Thursday, August 29, 2019

The One Thing

Life is a beautiful journey......

When I was below 10, I lived my live mostly for my parents, I did whatever they asked me to do; I think I was good child then :)

When I was below 20, I lived my life for my teachers and my peers; my world was revolving by their influence;

When I was below 30, I was quite lost, it took me a while to find out who were I,  what did I want.....I am glad that GOD found me and I found HIM. With HIS divine guidance, my husband and I found each other.

When I was below 40, I lived my life for my children, day in and day out, I was "Only a Mum" and "Full Time Mother"  with some notions of being "Good Mother", holding unrealistic supermum kind of standard, I struggled, teared on, but no turning back.
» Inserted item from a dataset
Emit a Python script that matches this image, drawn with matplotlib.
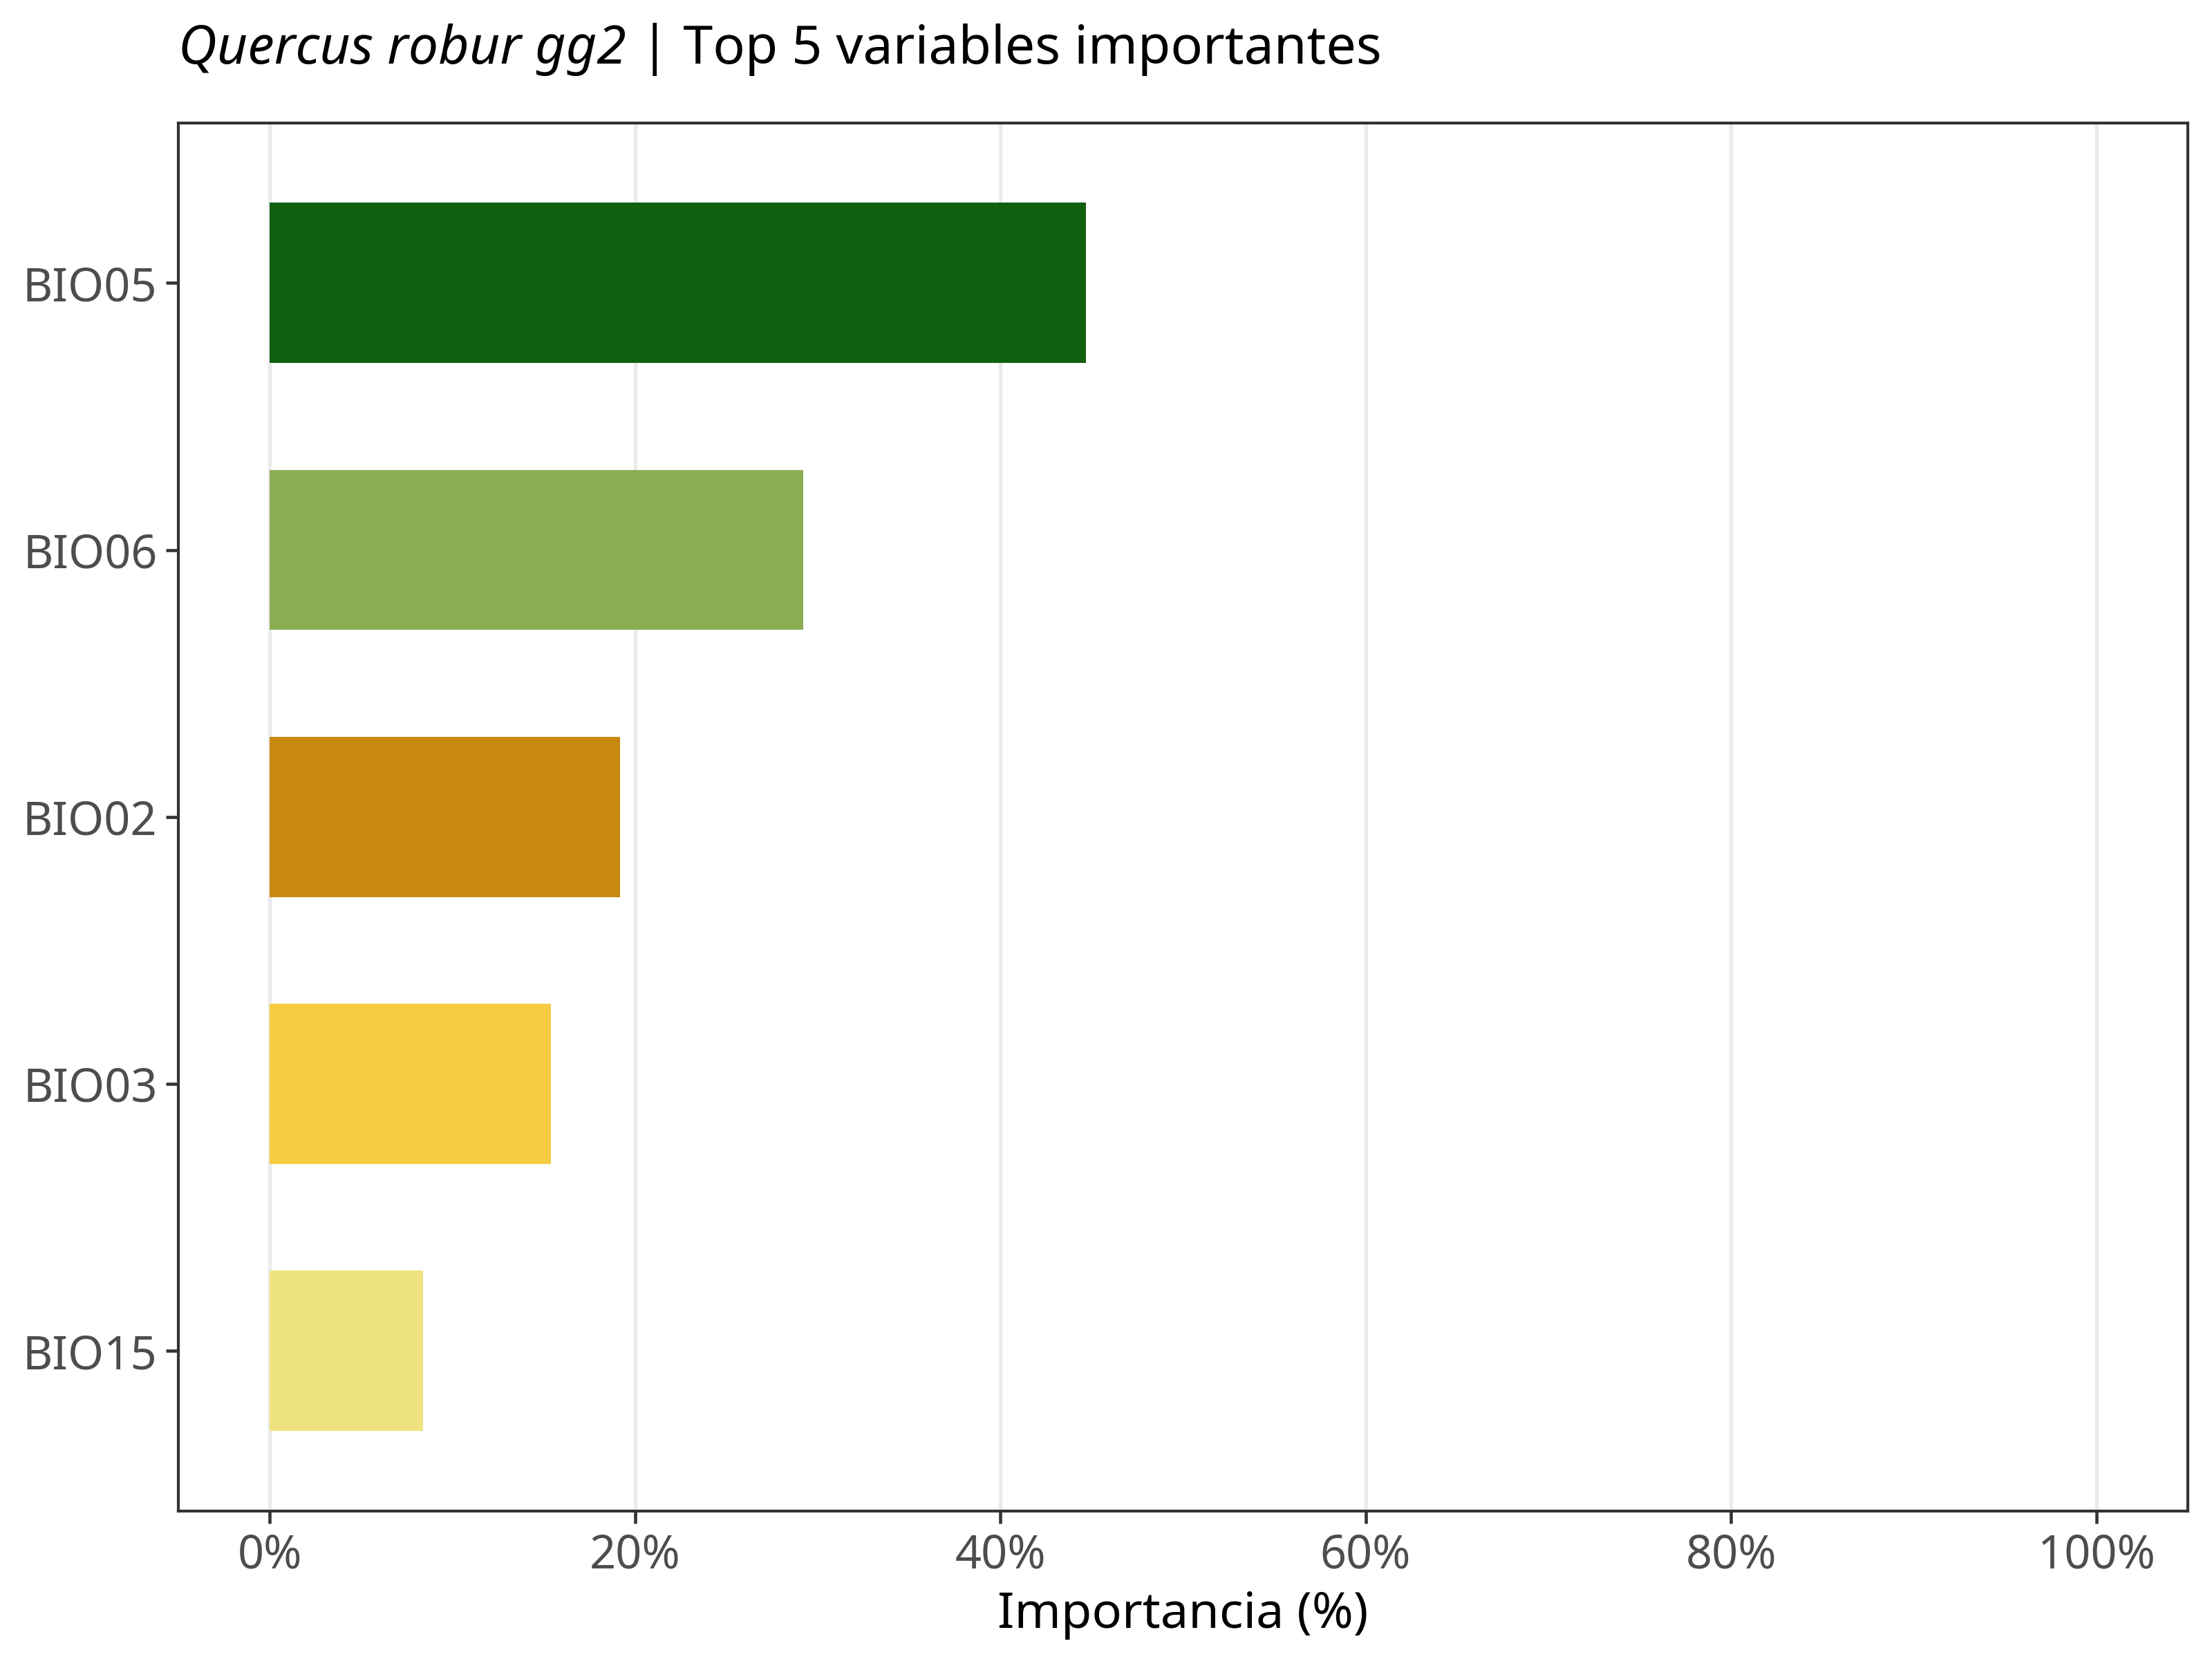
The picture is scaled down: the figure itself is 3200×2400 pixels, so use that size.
import matplotlib
matplotlib.use("Agg")
import matplotlib.pyplot as plt
from matplotlib.ticker import FuncFormatter

plt.rcParams['font.family'] = ['Noto Sans', 'DejaVu Sans']

variables = ["BIO05", "BIO06", "BIO02", "BIO03", "BIO15"]
importance = [44.7, 29.2, 19.2, 15.4, 8.4]
colors = ["#11600F", "#8AAD53", "#C78A0E", "#F6CC44", "#EEE37F"]
x_ticks = [0, 20, 40, 60, 80, 100]

fig = plt.figure(figsize=(3200/300, 2400/300), dpi=300)
ax = fig.add_axes([0.0806, 0.0892, 0.989 - 0.0806, 0.926 - 0.0892])

n = len(variables)
ypos = [n - i for i in range(n)]
ax.barh(ypos, importance, height=0.6, color=colors, zorder=3)

ax.set_xlim(-5, 105)
ax.set_ylim(0.4, n + 0.6)
ax.set_yticks(ypos)
ax.set_yticklabels(variables)
ax.set_xticks(x_ticks)
ax.xaxis.set_major_formatter(FuncFormatter(lambda v, p: f"{v:.0f}%"))

ax.grid(axis='x', color='#EBEBEB', linewidth=1.3, zorder=0)
ax.set_axisbelow(True)
for s in ax.spines.values():
    s.set_color('#333333')
    s.set_linewidth(1.0)
ax.tick_params(axis='both', colors='#333333', length=4.3, width=1.1,
               labelcolor='#4D4D4D', labelsize=16, pad=3)

ax.set_xlabel("Importancia (%)", fontsize=17.3, color='black', labelpad=4)

fig.canvas.draw()
r = fig.canvas.get_renderer()
ty = 0.9617
t1 = fig.text(0.0806, ty, "Quercus robur gg2", fontsize=18.5, style='italic',
              va='baseline', ha='left', color='black')
bb = t1.get_window_extent(renderer=r)
x2 = fig.transFigure.inverted().transform((bb.x1, 0))[0]
fig.text(x2, ty, " | Top 5 variables importantes", fontsize=18.5,
         va='baseline', ha='left', color='black')

fig.savefig("out.png", dpi=300, facecolor='white')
My children meanwhile have grown up, bravely shouldered through some of worst moments of  my temper; my harshness and my ridiculous standard I held towards them.....Thank God, they didn't cracked by me. Now looking back, I wish I could have done differently; less strict, more loving; less routine, more fun …… Children are most forgiving creatures, till today, they still say they love me.
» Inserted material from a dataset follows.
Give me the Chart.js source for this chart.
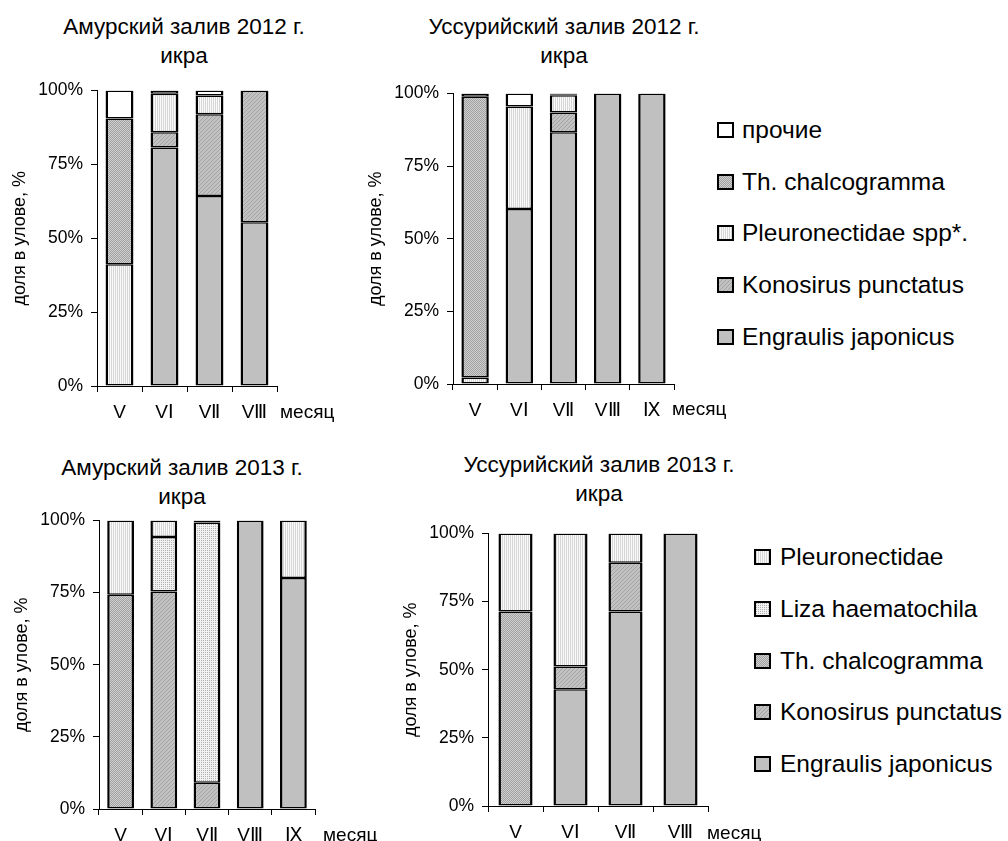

Years in the 40th properly were the toughest time for majority of human kind.  Up with elderly parents, now with school going kids.....

It was during that time,  my mother was found to have late stage of lung cancer, after battling for three years, we buried her.
It was during that time, I  was confronted by teenagers rebelliousness.  At the wit' end, I surrounded all to GOD.  One day, I came to realization that as parent, our children's future is also in God's hand, it is all  by GOD's grace and mercy, should they be successful, godly and happy; what I can do is to be there for them, when time they need.

Now I am turning 50 years old this, the age, in Chinese idiom, when should know Heavenly calling, I am pondering……As for the first time, I have the real sense that Now I am living for myself.

Recently, I read this book by Gary Keller "The One thing", this book challenge me to find “The One Thing” to be my life purpose, to live a productive life. To put things in perspective, I will say bye to Only A Mum and going to looking for The One Thing

So, while I am still a mum, but not only, for now, I am looking for my own The One Thing.